REQUIRED TASK:
Extract, in full, the lines below, beginning at the first and ending with the line that contains "plt.rcParams['font.family'] = ['Liberation". Pictures do not belong in the copy.
========
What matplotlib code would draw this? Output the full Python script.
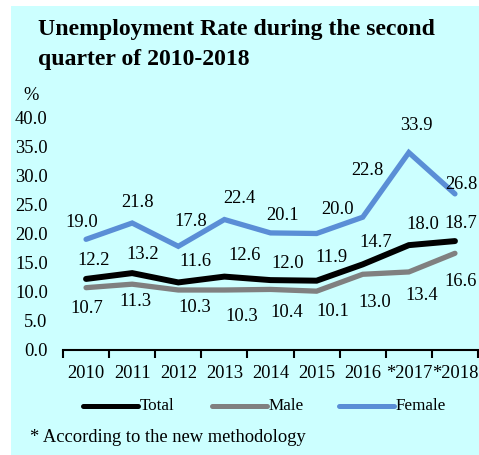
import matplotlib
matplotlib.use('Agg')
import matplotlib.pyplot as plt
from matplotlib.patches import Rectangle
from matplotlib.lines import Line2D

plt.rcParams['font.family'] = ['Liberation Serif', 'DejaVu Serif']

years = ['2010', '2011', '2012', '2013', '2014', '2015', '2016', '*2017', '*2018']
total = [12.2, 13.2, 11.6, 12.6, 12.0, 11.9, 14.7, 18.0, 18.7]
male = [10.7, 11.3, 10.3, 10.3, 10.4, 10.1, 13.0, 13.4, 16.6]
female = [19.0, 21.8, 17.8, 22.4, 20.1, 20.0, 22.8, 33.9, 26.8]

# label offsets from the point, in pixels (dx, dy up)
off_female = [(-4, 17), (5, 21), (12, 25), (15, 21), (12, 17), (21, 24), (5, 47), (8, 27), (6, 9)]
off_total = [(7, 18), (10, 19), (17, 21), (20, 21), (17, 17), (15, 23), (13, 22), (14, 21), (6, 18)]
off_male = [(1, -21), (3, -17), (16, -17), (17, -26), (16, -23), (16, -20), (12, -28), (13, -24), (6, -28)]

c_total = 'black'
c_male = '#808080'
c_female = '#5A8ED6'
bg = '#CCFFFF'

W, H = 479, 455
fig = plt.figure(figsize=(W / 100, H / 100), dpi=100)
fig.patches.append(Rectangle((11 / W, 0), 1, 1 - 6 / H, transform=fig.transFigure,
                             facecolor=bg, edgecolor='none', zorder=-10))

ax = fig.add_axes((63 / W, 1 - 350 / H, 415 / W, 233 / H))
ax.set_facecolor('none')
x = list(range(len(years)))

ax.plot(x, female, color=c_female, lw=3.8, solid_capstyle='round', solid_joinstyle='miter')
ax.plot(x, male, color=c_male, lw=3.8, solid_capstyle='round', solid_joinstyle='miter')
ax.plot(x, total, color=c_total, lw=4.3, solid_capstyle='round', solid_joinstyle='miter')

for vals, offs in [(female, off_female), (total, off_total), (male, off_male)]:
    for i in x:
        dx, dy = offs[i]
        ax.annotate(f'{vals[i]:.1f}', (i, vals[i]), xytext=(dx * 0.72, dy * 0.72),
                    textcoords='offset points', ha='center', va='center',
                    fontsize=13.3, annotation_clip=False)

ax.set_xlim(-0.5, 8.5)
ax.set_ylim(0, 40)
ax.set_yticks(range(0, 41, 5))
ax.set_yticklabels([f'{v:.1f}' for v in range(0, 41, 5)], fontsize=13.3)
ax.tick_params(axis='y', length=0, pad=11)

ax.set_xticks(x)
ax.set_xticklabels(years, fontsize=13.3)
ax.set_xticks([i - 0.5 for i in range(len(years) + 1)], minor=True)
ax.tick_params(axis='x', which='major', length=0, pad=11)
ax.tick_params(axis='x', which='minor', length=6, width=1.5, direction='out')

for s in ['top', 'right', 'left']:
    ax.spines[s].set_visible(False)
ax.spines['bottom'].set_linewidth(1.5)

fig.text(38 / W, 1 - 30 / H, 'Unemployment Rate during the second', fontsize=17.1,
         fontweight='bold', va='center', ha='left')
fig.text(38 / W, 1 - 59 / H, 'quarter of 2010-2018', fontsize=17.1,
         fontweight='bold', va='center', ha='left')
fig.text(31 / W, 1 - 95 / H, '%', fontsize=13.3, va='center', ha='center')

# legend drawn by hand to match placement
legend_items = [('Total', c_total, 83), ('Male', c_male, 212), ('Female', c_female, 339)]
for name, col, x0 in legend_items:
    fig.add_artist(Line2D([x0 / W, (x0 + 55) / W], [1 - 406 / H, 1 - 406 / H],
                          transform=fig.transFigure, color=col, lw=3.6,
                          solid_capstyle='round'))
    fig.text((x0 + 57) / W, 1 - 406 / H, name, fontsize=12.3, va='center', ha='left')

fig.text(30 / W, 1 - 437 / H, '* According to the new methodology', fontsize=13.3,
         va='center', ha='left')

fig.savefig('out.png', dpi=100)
========
THE RESULT:
What matplotlib code would draw this? Output the full Python script.
import matplotlib
matplotlib.use('Agg')
import matplotlib.pyplot as plt
from matplotlib.patches import Rectangle
from matplotlib.lines import Line2D

plt.rcParams['font.family'] = ['Liberation Serif', 'DejaVu Serif']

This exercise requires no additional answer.